STATED PROBLEM: Extract each line containing the string "document".

##### RECORDS FOR PROCESSING

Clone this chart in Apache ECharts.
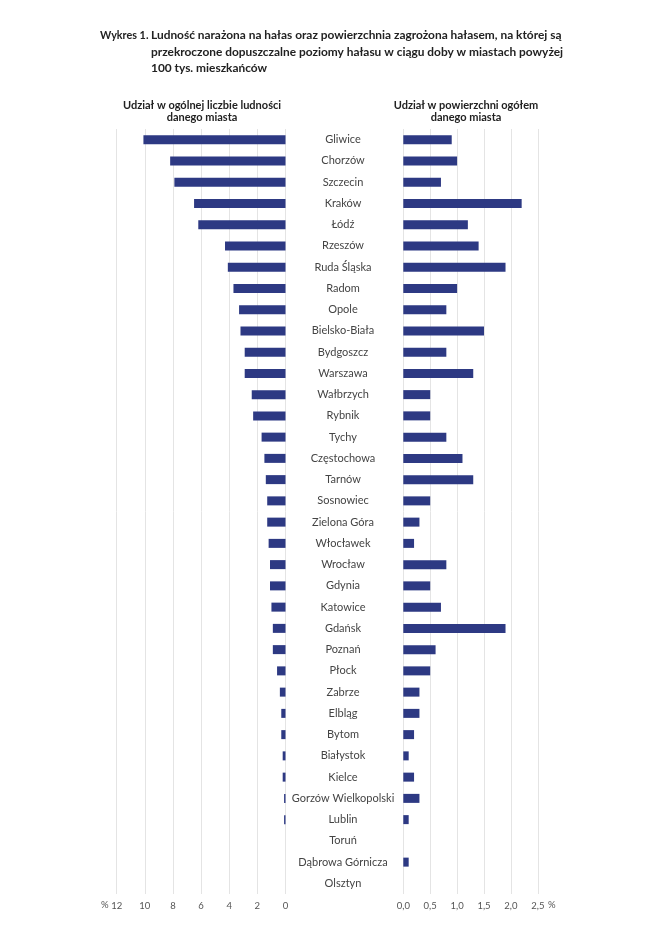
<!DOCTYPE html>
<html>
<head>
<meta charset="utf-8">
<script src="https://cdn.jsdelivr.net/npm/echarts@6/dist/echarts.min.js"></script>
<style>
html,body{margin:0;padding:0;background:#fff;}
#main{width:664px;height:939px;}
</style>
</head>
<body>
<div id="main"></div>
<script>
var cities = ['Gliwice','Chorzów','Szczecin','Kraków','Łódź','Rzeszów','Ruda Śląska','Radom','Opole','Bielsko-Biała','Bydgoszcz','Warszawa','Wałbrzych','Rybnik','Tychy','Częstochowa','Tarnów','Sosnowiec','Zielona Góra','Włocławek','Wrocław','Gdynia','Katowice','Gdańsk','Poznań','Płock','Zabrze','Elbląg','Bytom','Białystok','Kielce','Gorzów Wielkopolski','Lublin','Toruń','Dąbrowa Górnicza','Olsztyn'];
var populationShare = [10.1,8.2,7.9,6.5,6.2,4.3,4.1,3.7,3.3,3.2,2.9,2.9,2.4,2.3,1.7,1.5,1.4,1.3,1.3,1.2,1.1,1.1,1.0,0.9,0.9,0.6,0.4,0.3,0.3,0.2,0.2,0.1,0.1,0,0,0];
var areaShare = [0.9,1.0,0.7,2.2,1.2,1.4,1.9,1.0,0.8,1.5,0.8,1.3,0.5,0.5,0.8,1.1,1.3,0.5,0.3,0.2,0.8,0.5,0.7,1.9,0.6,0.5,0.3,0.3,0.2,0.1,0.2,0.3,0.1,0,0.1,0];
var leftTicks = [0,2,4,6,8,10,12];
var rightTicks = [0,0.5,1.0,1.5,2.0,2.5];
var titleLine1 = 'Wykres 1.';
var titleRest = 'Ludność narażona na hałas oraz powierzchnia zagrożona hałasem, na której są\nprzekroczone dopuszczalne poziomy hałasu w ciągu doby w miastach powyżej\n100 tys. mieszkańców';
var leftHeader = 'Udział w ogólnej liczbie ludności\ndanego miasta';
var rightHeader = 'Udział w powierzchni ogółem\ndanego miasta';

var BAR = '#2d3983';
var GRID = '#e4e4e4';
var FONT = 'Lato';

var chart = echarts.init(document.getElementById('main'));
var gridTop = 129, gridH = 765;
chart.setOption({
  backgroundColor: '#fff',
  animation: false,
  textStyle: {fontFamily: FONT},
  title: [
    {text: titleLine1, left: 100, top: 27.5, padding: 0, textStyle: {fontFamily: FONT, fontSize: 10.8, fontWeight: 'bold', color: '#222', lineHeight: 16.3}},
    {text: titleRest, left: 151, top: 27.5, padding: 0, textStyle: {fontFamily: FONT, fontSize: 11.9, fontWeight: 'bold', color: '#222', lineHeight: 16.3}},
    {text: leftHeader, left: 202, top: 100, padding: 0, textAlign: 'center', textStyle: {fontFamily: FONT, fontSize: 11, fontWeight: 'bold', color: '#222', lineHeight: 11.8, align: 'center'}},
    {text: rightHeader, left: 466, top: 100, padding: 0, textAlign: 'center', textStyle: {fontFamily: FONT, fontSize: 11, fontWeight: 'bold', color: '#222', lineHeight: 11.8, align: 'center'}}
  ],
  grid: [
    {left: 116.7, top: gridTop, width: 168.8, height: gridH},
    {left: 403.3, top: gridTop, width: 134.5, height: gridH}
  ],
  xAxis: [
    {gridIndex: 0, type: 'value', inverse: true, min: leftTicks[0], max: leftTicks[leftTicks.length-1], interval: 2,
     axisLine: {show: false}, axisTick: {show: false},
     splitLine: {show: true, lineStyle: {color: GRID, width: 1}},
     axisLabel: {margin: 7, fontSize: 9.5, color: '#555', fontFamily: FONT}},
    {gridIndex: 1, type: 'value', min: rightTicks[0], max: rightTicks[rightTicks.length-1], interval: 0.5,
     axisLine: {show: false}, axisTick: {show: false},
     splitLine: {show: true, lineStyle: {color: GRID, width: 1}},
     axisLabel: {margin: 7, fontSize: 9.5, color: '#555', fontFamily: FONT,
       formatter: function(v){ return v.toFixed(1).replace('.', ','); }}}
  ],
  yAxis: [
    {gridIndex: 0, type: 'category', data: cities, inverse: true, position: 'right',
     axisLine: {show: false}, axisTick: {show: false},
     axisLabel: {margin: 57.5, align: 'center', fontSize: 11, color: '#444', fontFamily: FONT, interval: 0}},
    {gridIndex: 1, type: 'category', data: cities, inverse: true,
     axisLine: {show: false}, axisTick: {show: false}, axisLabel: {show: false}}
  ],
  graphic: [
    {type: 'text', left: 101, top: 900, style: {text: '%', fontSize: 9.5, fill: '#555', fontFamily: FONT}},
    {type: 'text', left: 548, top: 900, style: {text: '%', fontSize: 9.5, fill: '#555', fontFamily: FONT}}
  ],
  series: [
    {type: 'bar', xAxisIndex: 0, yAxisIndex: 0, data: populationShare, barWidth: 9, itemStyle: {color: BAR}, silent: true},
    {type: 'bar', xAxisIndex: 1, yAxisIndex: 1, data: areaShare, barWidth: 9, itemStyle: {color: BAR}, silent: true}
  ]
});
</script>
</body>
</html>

##########
##### RECORDS FOR PROCESSING

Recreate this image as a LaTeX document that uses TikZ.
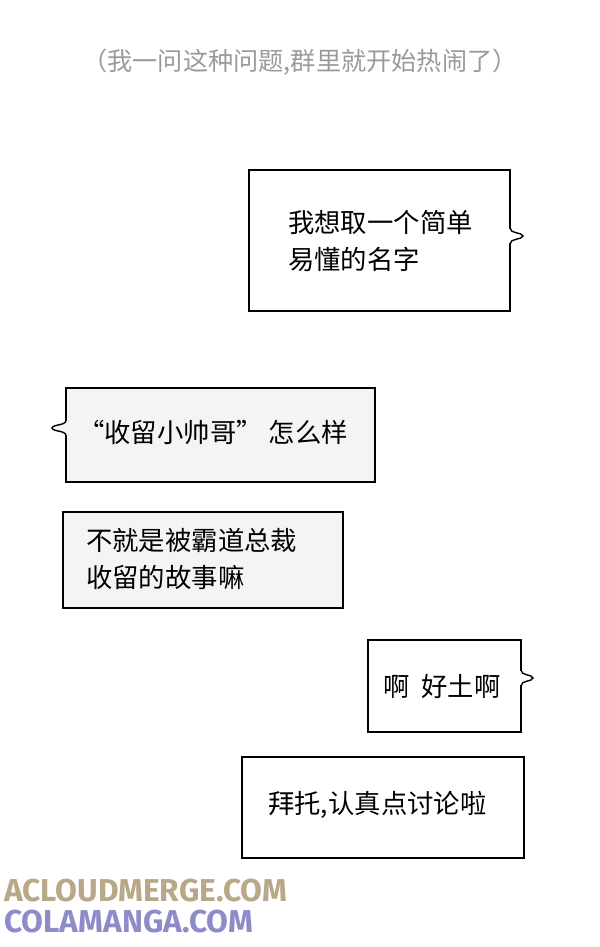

##########
##### RECORDS FOR PROCESSING

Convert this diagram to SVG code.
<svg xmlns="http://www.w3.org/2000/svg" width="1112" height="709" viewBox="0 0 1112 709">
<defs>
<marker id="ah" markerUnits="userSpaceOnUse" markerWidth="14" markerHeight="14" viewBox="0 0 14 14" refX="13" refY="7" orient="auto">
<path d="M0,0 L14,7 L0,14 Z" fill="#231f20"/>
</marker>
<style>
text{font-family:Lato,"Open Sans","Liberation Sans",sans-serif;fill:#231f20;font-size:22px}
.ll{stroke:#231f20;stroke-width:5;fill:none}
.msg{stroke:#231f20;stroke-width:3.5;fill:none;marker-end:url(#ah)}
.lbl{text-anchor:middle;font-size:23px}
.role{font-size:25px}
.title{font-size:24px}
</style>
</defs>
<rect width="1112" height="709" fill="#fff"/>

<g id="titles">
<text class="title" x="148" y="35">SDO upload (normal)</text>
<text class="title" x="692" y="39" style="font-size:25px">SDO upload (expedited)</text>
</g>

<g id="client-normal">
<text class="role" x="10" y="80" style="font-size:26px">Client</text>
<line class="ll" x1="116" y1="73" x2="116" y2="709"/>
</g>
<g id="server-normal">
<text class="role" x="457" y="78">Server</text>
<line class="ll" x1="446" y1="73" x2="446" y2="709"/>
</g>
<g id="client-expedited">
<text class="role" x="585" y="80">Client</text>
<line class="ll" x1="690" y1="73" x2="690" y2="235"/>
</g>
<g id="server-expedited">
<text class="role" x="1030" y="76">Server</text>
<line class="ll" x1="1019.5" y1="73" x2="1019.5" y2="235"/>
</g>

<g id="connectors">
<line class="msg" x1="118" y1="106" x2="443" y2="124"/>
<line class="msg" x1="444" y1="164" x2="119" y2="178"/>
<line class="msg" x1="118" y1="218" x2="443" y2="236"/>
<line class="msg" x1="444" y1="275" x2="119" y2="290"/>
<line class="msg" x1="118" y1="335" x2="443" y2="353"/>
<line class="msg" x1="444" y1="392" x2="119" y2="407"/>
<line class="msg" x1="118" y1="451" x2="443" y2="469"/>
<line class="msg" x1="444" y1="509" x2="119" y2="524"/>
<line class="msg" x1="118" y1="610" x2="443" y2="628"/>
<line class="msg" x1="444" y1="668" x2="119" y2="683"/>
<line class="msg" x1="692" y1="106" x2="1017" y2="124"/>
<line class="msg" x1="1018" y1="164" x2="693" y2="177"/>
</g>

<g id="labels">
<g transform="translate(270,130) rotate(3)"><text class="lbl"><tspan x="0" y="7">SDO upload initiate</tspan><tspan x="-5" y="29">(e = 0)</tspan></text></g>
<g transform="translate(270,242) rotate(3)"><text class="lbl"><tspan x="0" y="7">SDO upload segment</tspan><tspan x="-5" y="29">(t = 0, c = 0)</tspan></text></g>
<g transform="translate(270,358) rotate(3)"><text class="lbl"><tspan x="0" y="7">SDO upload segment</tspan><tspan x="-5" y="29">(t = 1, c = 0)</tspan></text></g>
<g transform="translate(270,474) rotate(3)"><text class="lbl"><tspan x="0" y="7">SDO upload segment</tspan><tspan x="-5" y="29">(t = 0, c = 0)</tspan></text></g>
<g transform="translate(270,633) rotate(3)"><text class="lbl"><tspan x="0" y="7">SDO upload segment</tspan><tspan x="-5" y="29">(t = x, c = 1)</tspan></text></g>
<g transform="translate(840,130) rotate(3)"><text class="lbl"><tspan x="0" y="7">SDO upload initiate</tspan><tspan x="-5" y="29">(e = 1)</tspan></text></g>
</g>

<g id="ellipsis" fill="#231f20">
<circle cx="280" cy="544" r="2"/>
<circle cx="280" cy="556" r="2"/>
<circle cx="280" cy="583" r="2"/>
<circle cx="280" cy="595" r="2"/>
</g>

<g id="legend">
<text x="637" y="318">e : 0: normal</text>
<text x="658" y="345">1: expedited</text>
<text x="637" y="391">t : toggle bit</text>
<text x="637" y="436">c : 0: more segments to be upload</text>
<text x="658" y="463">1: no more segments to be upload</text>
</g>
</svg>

##########

THE RESPONSE:
var chart = echarts.init(document.getElementById('main'));
Recreate this image as a LaTeX document that uses TikZ.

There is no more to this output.